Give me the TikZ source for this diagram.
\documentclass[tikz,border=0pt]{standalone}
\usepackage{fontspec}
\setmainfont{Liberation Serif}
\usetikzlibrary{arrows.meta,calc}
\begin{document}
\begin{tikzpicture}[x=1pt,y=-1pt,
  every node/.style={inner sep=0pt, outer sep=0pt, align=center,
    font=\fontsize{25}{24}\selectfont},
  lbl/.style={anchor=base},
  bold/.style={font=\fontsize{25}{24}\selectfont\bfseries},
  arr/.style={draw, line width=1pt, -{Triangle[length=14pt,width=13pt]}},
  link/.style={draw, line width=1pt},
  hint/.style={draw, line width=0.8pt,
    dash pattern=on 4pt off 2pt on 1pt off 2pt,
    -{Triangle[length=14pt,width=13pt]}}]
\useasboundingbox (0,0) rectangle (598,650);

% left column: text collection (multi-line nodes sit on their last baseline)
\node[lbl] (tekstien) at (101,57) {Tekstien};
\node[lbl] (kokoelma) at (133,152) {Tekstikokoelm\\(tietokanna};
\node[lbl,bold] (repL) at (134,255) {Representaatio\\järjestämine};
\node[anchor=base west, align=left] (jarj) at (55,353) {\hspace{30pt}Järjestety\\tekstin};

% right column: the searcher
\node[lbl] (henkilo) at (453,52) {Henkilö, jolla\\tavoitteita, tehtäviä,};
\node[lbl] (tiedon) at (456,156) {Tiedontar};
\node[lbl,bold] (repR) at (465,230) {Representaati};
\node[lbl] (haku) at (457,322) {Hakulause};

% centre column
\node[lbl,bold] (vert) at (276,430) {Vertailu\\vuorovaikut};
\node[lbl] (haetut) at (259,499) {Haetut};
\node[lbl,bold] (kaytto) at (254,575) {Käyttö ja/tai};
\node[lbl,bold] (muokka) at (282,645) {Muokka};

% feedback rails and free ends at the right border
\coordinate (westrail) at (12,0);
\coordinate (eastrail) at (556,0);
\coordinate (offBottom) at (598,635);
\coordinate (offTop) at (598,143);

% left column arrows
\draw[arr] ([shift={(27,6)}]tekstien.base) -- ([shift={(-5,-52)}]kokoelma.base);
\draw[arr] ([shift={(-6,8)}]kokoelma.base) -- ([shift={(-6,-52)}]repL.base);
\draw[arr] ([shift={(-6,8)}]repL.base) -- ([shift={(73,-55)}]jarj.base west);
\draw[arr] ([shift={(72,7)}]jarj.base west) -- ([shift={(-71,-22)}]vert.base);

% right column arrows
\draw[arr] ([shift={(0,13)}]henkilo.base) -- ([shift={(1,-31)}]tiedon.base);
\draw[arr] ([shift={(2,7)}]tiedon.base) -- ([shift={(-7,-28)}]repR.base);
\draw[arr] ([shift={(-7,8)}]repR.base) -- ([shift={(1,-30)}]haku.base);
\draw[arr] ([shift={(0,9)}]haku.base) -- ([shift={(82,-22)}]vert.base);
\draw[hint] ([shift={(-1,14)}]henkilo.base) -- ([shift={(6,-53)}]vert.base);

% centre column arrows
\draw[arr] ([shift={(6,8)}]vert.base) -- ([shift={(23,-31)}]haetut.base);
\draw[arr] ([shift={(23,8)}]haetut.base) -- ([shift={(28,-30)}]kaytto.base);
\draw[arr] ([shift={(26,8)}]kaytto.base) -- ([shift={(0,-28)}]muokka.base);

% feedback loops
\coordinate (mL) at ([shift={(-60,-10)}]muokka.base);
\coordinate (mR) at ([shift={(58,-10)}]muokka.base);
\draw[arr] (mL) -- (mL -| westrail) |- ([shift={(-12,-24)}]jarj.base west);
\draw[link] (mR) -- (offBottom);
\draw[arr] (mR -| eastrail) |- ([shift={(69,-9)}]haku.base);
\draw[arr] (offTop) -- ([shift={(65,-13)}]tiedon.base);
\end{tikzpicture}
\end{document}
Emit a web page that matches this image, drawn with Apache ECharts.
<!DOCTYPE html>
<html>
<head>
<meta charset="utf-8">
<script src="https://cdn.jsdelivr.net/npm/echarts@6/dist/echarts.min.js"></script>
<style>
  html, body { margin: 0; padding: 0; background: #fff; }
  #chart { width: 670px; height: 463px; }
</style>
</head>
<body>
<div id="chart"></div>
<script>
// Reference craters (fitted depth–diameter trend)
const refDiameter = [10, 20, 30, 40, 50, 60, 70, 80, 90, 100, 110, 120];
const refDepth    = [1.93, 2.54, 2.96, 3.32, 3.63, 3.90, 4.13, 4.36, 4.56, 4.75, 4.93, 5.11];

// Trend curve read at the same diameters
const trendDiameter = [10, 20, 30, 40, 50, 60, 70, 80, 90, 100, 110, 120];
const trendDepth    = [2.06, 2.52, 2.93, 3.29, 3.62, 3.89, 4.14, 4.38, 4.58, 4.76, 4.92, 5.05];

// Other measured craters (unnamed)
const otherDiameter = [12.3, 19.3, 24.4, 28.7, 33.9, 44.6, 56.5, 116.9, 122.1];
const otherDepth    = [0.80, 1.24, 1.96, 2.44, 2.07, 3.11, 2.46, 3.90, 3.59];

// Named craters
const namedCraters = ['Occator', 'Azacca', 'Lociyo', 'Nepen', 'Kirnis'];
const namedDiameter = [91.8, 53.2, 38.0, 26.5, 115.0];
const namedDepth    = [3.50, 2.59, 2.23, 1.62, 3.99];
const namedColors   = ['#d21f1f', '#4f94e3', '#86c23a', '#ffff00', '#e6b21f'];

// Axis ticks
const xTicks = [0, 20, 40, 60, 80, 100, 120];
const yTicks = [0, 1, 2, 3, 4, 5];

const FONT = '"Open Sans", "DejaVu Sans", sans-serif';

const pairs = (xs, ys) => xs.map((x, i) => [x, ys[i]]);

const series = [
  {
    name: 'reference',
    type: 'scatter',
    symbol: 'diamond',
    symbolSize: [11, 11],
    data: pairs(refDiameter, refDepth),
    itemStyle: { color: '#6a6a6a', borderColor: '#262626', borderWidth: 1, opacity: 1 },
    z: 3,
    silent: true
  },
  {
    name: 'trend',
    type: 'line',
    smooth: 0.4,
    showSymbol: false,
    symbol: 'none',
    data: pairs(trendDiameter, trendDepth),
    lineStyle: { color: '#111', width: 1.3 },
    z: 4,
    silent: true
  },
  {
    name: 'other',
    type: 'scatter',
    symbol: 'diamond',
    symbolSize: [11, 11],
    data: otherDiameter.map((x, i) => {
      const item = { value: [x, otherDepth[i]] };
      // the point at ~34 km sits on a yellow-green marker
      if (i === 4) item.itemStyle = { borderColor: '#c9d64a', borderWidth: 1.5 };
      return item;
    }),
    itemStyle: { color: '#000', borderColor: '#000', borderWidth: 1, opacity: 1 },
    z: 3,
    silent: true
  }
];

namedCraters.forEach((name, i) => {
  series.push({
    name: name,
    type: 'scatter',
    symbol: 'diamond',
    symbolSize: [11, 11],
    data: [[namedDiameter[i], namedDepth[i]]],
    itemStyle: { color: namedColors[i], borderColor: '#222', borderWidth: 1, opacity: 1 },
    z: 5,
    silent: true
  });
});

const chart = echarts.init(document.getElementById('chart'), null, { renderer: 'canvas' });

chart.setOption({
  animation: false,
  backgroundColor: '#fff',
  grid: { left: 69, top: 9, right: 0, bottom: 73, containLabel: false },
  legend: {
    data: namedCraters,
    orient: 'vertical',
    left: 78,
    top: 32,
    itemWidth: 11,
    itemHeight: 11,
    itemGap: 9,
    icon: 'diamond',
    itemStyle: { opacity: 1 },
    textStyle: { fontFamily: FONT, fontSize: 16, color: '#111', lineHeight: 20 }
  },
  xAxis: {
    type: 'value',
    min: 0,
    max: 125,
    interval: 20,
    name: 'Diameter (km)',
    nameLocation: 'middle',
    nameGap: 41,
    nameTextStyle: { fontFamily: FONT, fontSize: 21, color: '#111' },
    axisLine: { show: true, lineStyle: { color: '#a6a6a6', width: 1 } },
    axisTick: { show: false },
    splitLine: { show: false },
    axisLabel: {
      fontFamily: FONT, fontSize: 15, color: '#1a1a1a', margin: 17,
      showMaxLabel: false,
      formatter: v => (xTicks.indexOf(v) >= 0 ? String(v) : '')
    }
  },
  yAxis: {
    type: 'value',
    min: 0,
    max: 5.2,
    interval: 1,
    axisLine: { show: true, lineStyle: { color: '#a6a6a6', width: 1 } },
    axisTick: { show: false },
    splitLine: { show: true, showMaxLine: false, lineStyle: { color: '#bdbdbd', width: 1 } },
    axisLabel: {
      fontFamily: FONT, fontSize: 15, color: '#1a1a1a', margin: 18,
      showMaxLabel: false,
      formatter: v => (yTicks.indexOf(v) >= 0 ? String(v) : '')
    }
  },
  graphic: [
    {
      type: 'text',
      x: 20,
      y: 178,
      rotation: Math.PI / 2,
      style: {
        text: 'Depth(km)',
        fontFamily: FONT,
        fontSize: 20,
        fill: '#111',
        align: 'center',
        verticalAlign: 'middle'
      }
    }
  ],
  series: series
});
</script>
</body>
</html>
* * *
Objective -> Reproduce each line holding the word "this".

Exercise solution ->
Give me the TikZ source for this diagram.
Emit a web page that matches this image, drawn with Apache ECharts.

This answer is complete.